Current deep space missions manage this through pre-planned command sequences uploaded during communication windows. The spacecraft executes the sequence until the next window, when ground control reviews results and uploads the next sequence. Scientific opportunities that arise between communication windows are missed because the spacecraft cannot deviate from its pre-planned sequence without ground control approval.

The scientific cost is real. A Mars rover that encounters an unexpected geological formation between command sequences cannot stop to investigate it unless the pre-planned sequence included a contingency for exactly that situation. A comet flyby probe that detects an unexpected feature cannot adjust its observation schedule. The opportunity passes at the speed of the encounter, while the decision authority sits hours of light-speed away.

Why simple onboard autonomy misses the governance requirement

Onboard science autonomy systems like AEGIS on Mars rovers enable limited autonomous target selection. These systems represent valuable progress but operate within narrow pre-defined parameters. They can select which rocks to photograph based on visual criteria. They cannot reformulate the scientific investigation strategy based on accumulated observations.

The limitation is not computational. Modern spacecraft carry sufficient computing power for complex decision-making. The limitation is governance. Space agencies require that autonomous decisions be verifiable, auditable, and constrained by mission policy. Ad hoc autonomy systems that make decisions without structural governance cannot provide the accountability that mission operations require.

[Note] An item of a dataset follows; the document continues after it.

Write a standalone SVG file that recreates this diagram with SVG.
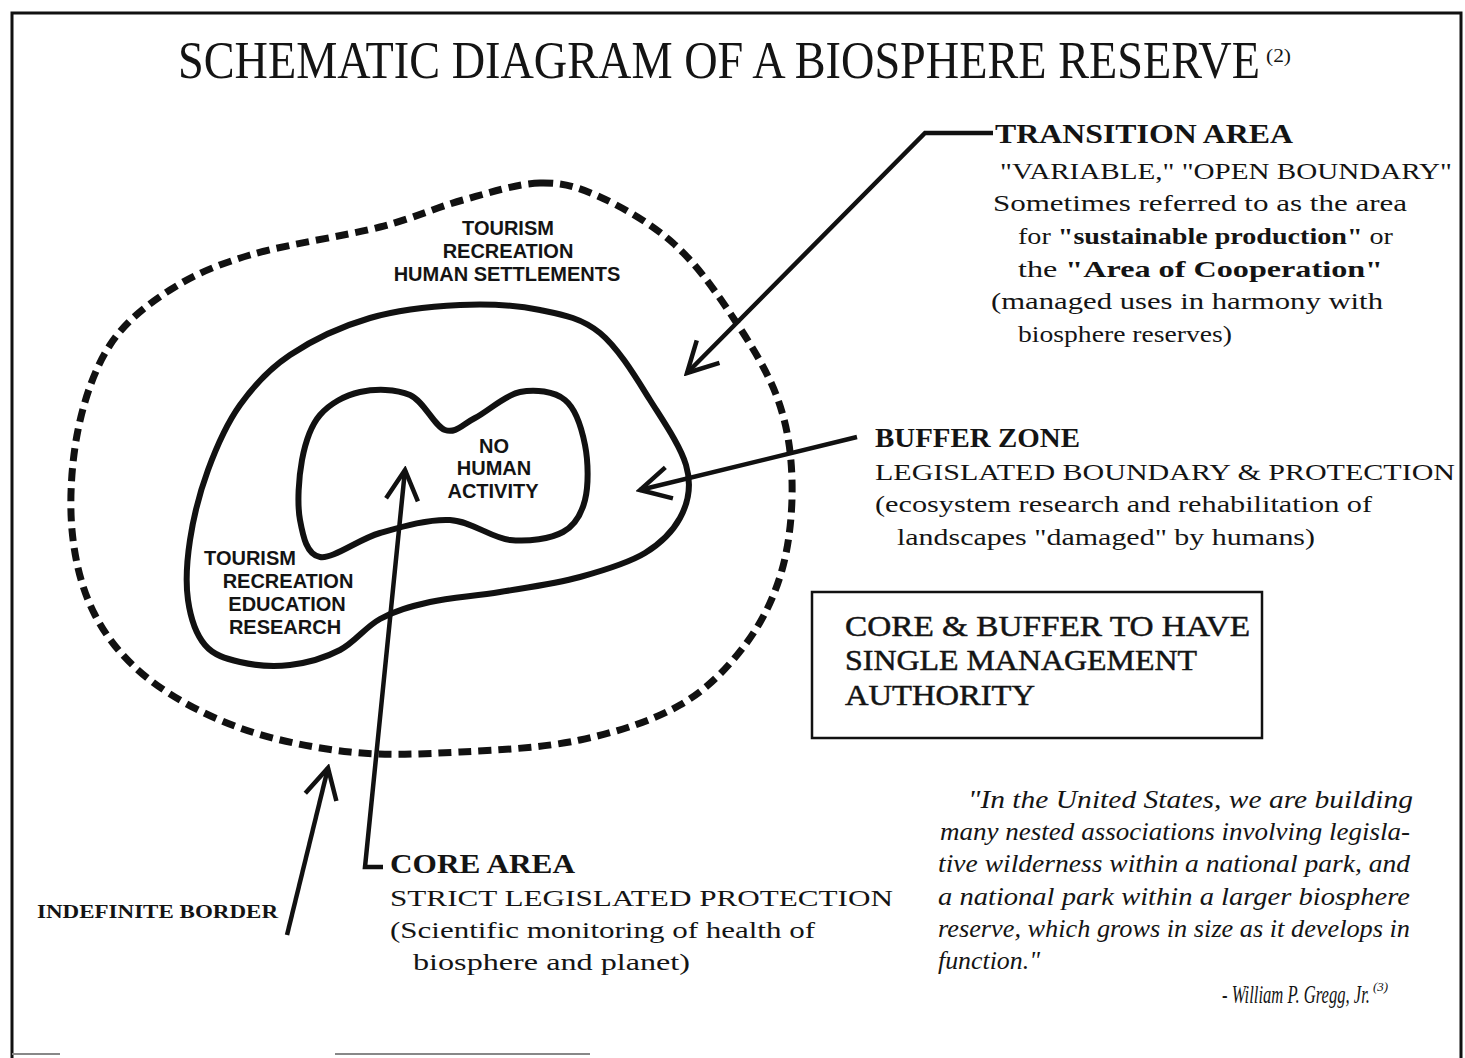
<svg xmlns="http://www.w3.org/2000/svg" width="1465" height="1058" viewBox="0 0 1465 1058">
<style>
.serif{font-family:"Liberation Serif","Times New Roman",serif;fill:#141414}
.b{font-weight:bold}
.sans{font-family:"Liberation Sans",Arial,sans-serif;font-weight:bold;fill:#141414;font-size:20px;text-anchor:middle}
.lbl{font-size:24px}
.hd{font-size:27px;font-weight:bold}
.q{font-family:"Liberation Serif","Times New Roman",serif;font-style:italic;font-size:25px;fill:#141414}
.sup{font-size:13px}
.zone{fill:none;stroke:#111;stroke-width:6;stroke-linejoin:round}
.dash{stroke-width:7;stroke-dasharray:13 7}
.con{fill:none;stroke:#111;stroke-width:4.5;stroke-linejoin:miter}
</style>
<defs>
<marker id="ah" markerUnits="userSpaceOnUse" viewBox="-40 -22 44 44" markerWidth="44" markerHeight="44" refX="0" refY="0" orient="auto">
<path d="M-30,-16 L0,0 L-30,16" fill="none" stroke="#111" stroke-width="4.5"/>
</marker>
</defs>
<rect x="0" y="0" width="1465" height="1058" fill="#fff"/>
<g id="frame">
<path d="M12,1058 V13 H1461 V1058" fill="none" stroke="#111" stroke-width="3"/>
<path d="M12,1054 H60 M335,1054 H590" stroke="#888" stroke-width="2"/>
</g>
<g id="title">
<text class="serif" transform="scale(1,1.15)" x="178" y="67.8" font-size="45.5" textLength="1082" lengthAdjust="spacingAndGlyphs">SCHEMATIC DIAGRAM OF A BIOSPHERE RESERVE</text>
<text class="serif" x="1266" y="62" font-size="19" textLength="25" lengthAdjust="spacingAndGlyphs">(2)</text>
</g>
<g id="transition-area">
<path class="zone dash" d="M540,183 C562.8,182.5 577.8,187 600,197 C622.2,207 651.3,223.7 673,243 C694.7,262.3 712.7,287.3 730,313 C747.3,338.7 766.7,369.2 777,397 C787.3,424.8 791.2,451.2 792,480 C792.8,508.8 789.8,542.5 782,570 C774.2,597.5 762,622.5 745,645 C728,667.5 707.5,689.2 680,705 C652.5,720.8 616.7,732.2 580,740 C543.3,747.8 498.3,750 460,752 C421.7,754 386.7,756 350,752 C313.3,748 273.3,740 240,728 C206.7,716 174.2,698.8 150,680 C125.8,661.2 108,640 95,615 C82,590 74.8,560.8 72,530 C69.2,499.2 71.7,460.8 78,430 C84.3,399.2 94.7,368.3 110,345 C125.3,321.7 146.7,305 170,290 C193.3,275 215,265.5 250,255 C285,244.5 344.5,236.2 380,227 C415.5,217.8 436.3,207.3 463,200 C489.7,192.7 517.2,183.5 540,183 Z"/>
<text class="sans" x="508" y="235">TOURISM</text>
<text class="sans" x="508" y="258">RECREATION</text>
<text class="sans" x="507" y="281">HUMAN SETTLEMENTS</text>
</g>
<g id="buffer-zone">
<path class="zone" d="M460,305 C488.3,303.7 516.7,305.3 540,310 C563.3,314.7 581.7,318 600,333 C618.3,348 636.2,378 650,400 C663.8,422 680.3,445.8 686,465 C691.7,484.2 688.3,502.8 680,518 C671.7,533.2 661.3,543 645,553 C628.7,563 604.2,570.3 580,577 C555.8,583.7 525,587.8 500,592 C475,596.2 450,597.3 430,602 C410,606.7 395,610.7 380,619 C365,627.3 355,642.2 340,650 C325,657.8 306.7,663 290,665 C273.3,667 254.2,665.3 240,662 C225.8,658.7 213.7,655.3 205,645 C196.3,634.7 190.5,617.5 188,600 C185.5,582.5 186.7,561.7 190,540 C193.3,518.3 199.7,492.5 208,470 C216.3,447.5 226.3,424.2 240,405 C253.7,385.8 268.3,369.5 290,355 C311.7,340.5 341.7,326.3 370,318 C398.3,309.7 431.7,306.3 460,305 Z"/>
<text class="sans" x="250" y="565">TOURISM</text>
<text class="sans" x="288" y="588">RECREATION</text>
<text class="sans" x="287" y="611">EDUCATION</text>
<text class="sans" x="285" y="634">RESEARCH</text>
</g>
<g id="core-area">
<path class="zone" d="M360,392 C375,388.7 395.8,388.7 410,395 C424.2,401.3 434.2,426.2 445,430 C455.8,433.8 462.5,424.3 475,418 C487.5,411.7 505,395 520,392 C535,389 554.2,391.2 565,400 C575.8,408.8 581.7,428.3 585,445 C588.3,461.7 588.7,485.5 585,500 C581.3,514.5 575.5,525.3 563,532 C550.5,538.7 528.8,542 510,540 C491.2,538 471.7,521.2 450,520 C428.3,518.8 401.7,526.8 380,533 C358.3,539.2 333.3,559.2 320,557 C306.7,554.8 303,536.2 300,520 C297,503.8 298.7,477.5 302,460 C305.3,442.5 310.3,426.3 320,415 C329.7,403.7 345,395.3 360,392 Z"/>
<text class="sans" x="494" y="453">NO</text>
<text class="sans" x="494" y="475">HUMAN</text>
<text class="sans" x="493" y="498">ACTIVITY</text>
</g>
<g id="connectors">
<path class="con" d="M993,133 H925 L687,373" marker-end="url(#ah)"/>
<path class="con" d="M857,437 L640,490" marker-end="url(#ah)"/>
<path class="con" d="M383,867 H365 L405,470" marker-end="url(#ah)"/>
<path class="con" d="M287,935 L328,768" marker-end="url(#ah)"/>
</g>
<g id="transition-label">
<text class="serif hd" x="995" y="143" textLength="298" lengthAdjust="spacingAndGlyphs">TRANSITION AREA</text>
<text class="serif lbl" x="1000" y="179" textLength="452" lengthAdjust="spacingAndGlyphs">"VARIABLE," "OPEN BOUNDARY"</text>
<text class="serif lbl" x="993" y="211" textLength="414" lengthAdjust="spacingAndGlyphs">Sometimes referred to as the area</text>
<text class="serif lbl" x="1018" y="244" textLength="375" lengthAdjust="spacingAndGlyphs">for <tspan class="b">"sustainable production"</tspan> or</text>
<text class="serif lbl" x="1018" y="277" textLength="365" lengthAdjust="spacingAndGlyphs">the <tspan class="b">"Area of Cooperation"</tspan></text>
<text class="serif lbl" x="991" y="309" textLength="392" lengthAdjust="spacingAndGlyphs">(managed uses in harmony with</text>
<text class="serif lbl" x="1018" y="342" textLength="214" lengthAdjust="spacingAndGlyphs">biosphere reserves)</text>
</g>
<g id="buffer-label">
<text class="serif hd" x="875" y="447" textLength="205" lengthAdjust="spacingAndGlyphs">BUFFER ZONE</text>
<text class="serif lbl" x="875" y="480" textLength="580" lengthAdjust="spacingAndGlyphs">LEGISLATED BOUNDARY &amp; PROTECTION</text>
<text class="serif lbl" x="875" y="512" textLength="497" lengthAdjust="spacingAndGlyphs">(ecosystem research and rehabilitation of</text>
<text class="serif lbl" x="897" y="545" textLength="418" lengthAdjust="spacingAndGlyphs">landscapes "damaged" by humans)</text>
</g>
<g id="management-box">
<rect x="812" y="592" width="450" height="146" fill="none" stroke="#111" stroke-width="2.5"/>
<text class="serif" font-size="30" x="845" y="636" textLength="405" lengthAdjust="spacingAndGlyphs" stroke="#141414" stroke-width="0.5">CORE &amp; BUFFER TO HAVE</text>
<text class="serif" font-size="30" x="845" y="670" textLength="352" lengthAdjust="spacingAndGlyphs" stroke="#141414" stroke-width="0.5">SINGLE MANAGEMENT</text>
<text class="serif" font-size="30" x="845" y="705" textLength="190" lengthAdjust="spacingAndGlyphs" stroke="#141414" stroke-width="0.5">AUTHORITY</text>
</g>
<g id="core-label">
<text class="serif hd" x="390" y="873" textLength="185" lengthAdjust="spacingAndGlyphs">CORE AREA</text>
<text class="serif lbl" x="390" y="906" textLength="503" lengthAdjust="spacingAndGlyphs">STRICT LEGISLATED PROTECTION</text>
<text class="serif lbl" x="390" y="938" textLength="425" lengthAdjust="spacingAndGlyphs">(Scientific monitoring of health of</text>
<text class="serif lbl" x="413" y="970" textLength="277" lengthAdjust="spacingAndGlyphs">biosphere and planet)</text>
</g>
<g id="indefinite-border-label">
<text class="serif b" font-size="19" x="37" y="918" textLength="241" lengthAdjust="spacingAndGlyphs">INDEFINITE BORDER</text>
</g>
<g id="quote">
<text class="q" x="968" y="808" textLength="445" lengthAdjust="spacingAndGlyphs">"In the United States, we are building</text>
<text class="q" x="940" y="840" textLength="470" lengthAdjust="spacingAndGlyphs">many nested associations involving legisla-</text>
<text class="q" x="938" y="872" textLength="472" lengthAdjust="spacingAndGlyphs">tive wilderness within a national park, and</text>
<text class="q" x="938" y="905" textLength="472" lengthAdjust="spacingAndGlyphs">a national park within a larger biosphere</text>
<text class="q" x="938" y="937" textLength="472" lengthAdjust="spacingAndGlyphs">reserve, which grows in size as it develops in</text>
<text class="q" x="938" y="969" textLength="102" lengthAdjust="spacingAndGlyphs">function."</text>
<text class="q" transform="scale(1,1.5)" x="1222" y="668.7" style="font-size:17px" textLength="148" lengthAdjust="spacingAndGlyphs">- William P. Gregg, Jr.</text>
<text class="q sup" x="1373" y="991">(3)</text>
</g>
</svg>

How memory-resident execution addresses this

Memory-resident execution enables the spacecraft to carry its scientific mission as a persistent semantic object that self-evaluates, mutates its plans, and executes governed decisions autonomously. The mission object carries the scientific objectives, the observation plan, the accumulated results, the governance constraints, and the execution logic as an integrated whole.

When the spacecraft encounters an unexpected scientific opportunity, the execution object evaluates the opportunity against its mission objectives, proposes a plan mutation to investigate it, validates the mutation against its governance policy including resource constraints, risk limits, and priority rankings, and executes the investigation if the mutation passes validation. The decision is governed, auditable, and fully recorded in lineage.

The spacecraft does not need to wait for Earth to approve the deviation. The governance that would normally be applied by mission controllers is embedded in the execution object. When communication is next available, the complete decision record, including what was observed, what mutation was proposed, what governance evaluation was performed, and what action was taken, is transmitted to Earth for review.

What implementation looks like

A deep space mission deploying memory-resident execution uploads the mission as a persistent semantic object during the initial commissioning phase. The object carries the complete scientific agenda, prioritized objectives, resource budgets, risk constraints, and governance policy. Ground control updates the object during communication windows but does not need to pre-plan every observation sequence.

For Mars surface operations, the rover's execution object accumulates geological observations across sols, identifies patterns, and proposes investigation strategies that ground control would have taken days to develop through the command sequence upload cycle. Scientific return per unit time increases because the rover can act on opportunities between communication windows.

For outer solar system missions, where communication windows may be scheduled days apart, the execution object carries the complete investigation authority needed to conduct meaningful science during the long intervals between ground contact. Flyby missions, where the encounter window is shorter than the communication round-trip time, gain the ability to adapt observations in real time.

For mission controllers, every autonomous decision is recorded in the execution object's lineage with full governance evaluation detail. The transparency is structural rather than dependent on logging systems that might fail independently of the decision-making system.